O panorama das faixas finais não muda muito, empurrando o disco para a galeria das obras apreciáveis apenas sob messiânica tolerância. ‘Jogos Verdes’, que já não é muita coisa, é assassinada a pauladas pelo teclado. Em ‘Minha Namorada’, acontece o contrário: as marimbas sintéticas do início anunciam algo interessante, mas não evitam que a peça não passe de um amontoado de acordes mal costurados. A apenas aturável ‘Pálpebras’ tem um surpreendente pé no folk, mas sua escolha para intitular o trabalho só reflete o quanto Queiroga investe na crença de conceitos fáceis e comuns de Beleza. Já ‘Acompanhando o Sol’ soa como uma canção pouco inspirada de um Tavinho Moura, o que, tendo em vista o que foi apresentado até aqui, é muito, mas não o suficiente para que se tire o disco de onde ele merece ficar: enfiado dentro de um baú.
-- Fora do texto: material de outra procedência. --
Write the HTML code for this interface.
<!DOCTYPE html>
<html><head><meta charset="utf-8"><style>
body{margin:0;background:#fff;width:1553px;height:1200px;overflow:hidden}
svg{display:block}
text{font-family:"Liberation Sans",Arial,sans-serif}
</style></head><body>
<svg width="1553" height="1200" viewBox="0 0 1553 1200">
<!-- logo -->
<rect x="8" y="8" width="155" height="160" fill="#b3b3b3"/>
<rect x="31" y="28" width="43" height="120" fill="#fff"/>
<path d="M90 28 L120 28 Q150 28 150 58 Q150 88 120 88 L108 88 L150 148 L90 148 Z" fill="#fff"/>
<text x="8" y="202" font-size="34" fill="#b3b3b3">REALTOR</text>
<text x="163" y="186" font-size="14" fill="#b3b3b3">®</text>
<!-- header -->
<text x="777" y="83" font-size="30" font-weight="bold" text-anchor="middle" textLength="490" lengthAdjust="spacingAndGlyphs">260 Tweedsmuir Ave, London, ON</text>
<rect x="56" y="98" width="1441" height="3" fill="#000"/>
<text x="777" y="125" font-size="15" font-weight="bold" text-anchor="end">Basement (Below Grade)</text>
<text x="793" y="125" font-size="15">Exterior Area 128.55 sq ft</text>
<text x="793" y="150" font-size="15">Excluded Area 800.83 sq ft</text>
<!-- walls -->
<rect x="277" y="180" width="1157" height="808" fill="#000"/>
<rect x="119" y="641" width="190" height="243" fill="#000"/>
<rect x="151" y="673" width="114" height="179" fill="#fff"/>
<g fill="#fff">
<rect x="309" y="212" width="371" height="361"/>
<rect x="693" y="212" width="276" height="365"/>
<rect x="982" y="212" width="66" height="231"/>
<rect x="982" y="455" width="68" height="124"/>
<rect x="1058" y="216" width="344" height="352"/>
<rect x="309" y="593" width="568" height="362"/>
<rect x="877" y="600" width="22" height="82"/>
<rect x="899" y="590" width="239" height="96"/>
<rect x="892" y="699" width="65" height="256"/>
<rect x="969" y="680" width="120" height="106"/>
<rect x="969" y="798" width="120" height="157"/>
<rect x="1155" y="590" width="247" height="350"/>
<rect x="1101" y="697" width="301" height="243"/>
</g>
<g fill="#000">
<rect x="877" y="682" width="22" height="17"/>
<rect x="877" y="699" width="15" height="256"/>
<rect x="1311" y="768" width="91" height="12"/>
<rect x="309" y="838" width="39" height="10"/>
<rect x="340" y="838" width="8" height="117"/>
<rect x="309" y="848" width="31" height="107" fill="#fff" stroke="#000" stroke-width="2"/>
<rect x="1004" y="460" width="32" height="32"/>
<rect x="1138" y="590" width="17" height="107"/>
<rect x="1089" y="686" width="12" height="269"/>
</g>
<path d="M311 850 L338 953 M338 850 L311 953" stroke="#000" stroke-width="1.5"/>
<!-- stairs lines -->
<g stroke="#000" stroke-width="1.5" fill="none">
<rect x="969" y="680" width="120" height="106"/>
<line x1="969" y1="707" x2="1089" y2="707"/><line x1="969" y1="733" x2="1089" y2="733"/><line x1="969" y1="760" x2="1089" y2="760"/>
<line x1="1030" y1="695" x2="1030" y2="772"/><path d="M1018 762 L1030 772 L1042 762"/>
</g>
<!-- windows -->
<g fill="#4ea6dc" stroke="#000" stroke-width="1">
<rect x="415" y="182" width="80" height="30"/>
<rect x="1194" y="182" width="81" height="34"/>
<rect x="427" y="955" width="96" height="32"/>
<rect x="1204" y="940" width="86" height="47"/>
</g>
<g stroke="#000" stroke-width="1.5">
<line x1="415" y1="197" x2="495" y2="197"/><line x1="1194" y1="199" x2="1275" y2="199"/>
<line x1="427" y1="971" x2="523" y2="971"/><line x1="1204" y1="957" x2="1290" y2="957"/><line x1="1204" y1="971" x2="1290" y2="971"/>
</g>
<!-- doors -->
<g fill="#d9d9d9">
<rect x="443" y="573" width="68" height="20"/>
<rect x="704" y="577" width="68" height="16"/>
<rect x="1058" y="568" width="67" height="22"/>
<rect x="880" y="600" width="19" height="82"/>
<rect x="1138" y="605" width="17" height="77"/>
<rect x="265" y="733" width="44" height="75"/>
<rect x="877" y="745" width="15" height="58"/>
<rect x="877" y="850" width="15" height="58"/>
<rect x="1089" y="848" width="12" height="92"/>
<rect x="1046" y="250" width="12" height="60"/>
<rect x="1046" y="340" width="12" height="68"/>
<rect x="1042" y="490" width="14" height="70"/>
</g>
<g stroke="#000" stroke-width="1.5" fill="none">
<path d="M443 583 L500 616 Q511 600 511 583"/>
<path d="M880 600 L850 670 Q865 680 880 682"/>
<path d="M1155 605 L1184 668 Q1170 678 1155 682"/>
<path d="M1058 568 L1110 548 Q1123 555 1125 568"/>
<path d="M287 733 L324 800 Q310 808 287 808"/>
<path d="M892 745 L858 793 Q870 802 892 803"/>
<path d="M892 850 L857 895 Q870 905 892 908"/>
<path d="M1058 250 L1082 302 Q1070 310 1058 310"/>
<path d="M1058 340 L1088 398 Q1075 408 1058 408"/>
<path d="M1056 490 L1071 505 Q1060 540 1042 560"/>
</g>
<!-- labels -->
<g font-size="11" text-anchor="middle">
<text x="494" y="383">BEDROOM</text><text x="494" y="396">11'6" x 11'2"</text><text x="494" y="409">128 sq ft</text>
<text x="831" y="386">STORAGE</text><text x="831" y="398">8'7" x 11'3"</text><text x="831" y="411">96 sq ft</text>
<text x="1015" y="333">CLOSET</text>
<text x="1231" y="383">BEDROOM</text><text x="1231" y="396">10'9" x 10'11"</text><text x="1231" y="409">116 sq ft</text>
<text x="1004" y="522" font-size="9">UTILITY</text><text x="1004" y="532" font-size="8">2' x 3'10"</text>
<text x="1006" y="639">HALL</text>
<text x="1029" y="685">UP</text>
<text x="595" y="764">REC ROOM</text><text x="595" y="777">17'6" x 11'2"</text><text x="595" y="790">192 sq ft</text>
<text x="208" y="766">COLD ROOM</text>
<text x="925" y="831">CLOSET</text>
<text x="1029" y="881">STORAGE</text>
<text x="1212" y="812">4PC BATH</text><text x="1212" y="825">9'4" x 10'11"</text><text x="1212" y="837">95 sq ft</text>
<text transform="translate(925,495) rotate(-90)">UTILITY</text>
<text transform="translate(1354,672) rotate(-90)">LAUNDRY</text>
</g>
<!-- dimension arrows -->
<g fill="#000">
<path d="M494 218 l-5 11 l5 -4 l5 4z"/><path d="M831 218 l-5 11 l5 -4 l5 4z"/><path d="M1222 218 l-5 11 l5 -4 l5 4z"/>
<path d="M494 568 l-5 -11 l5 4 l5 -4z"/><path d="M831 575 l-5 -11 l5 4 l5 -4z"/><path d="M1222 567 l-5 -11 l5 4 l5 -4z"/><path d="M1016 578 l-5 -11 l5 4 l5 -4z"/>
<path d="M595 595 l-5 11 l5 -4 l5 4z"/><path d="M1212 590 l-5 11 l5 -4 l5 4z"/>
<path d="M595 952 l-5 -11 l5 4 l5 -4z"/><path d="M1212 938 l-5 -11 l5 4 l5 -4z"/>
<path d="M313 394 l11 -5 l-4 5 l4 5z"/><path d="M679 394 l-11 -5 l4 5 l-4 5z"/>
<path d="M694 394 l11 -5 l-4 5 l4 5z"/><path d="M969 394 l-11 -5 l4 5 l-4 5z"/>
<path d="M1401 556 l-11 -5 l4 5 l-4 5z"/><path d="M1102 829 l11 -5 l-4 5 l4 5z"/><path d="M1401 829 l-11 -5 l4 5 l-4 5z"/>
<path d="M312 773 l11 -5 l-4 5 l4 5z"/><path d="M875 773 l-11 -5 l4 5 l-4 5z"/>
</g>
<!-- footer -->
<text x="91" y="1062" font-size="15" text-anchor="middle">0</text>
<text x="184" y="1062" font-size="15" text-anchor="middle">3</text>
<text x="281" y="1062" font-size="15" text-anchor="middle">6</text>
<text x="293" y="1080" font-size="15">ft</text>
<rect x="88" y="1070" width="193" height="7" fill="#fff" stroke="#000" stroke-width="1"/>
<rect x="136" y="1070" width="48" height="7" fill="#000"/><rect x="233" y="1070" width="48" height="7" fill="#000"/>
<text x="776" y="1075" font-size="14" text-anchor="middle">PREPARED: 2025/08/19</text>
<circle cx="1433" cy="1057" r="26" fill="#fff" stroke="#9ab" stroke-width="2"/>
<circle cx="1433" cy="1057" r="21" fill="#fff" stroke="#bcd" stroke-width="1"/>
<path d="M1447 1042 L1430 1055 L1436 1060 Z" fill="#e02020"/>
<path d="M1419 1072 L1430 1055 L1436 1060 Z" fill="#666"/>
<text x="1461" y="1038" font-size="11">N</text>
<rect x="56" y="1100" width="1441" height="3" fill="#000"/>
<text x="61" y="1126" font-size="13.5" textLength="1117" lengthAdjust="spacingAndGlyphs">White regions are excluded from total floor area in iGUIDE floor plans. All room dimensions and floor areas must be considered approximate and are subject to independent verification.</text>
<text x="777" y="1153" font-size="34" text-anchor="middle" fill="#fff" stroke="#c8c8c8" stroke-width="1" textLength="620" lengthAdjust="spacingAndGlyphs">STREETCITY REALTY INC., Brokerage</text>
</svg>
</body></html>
Não é necessária tanta dose de heroísmo para agüentar uma obra como essa até o final. Do ponto de vista técnico, ‘Pálpebras’ ainda se posiciona acima de muita coisa. Mas não é isso o que a fará sair das profundezas do esquecimento. Artificial em alguns momentos, infantil em outros e insosso em todos, o álbum não traz uma única contribuição significativa para o repertório de Queiroga. Mas pelo menos a obra vai além do que propõe. Se no próprio título esse disco lembra que não é possível enxergar tudo o tempo inteiro, revela, no conteúdo, que é possível não querer ouvir algo pelo resto da vida.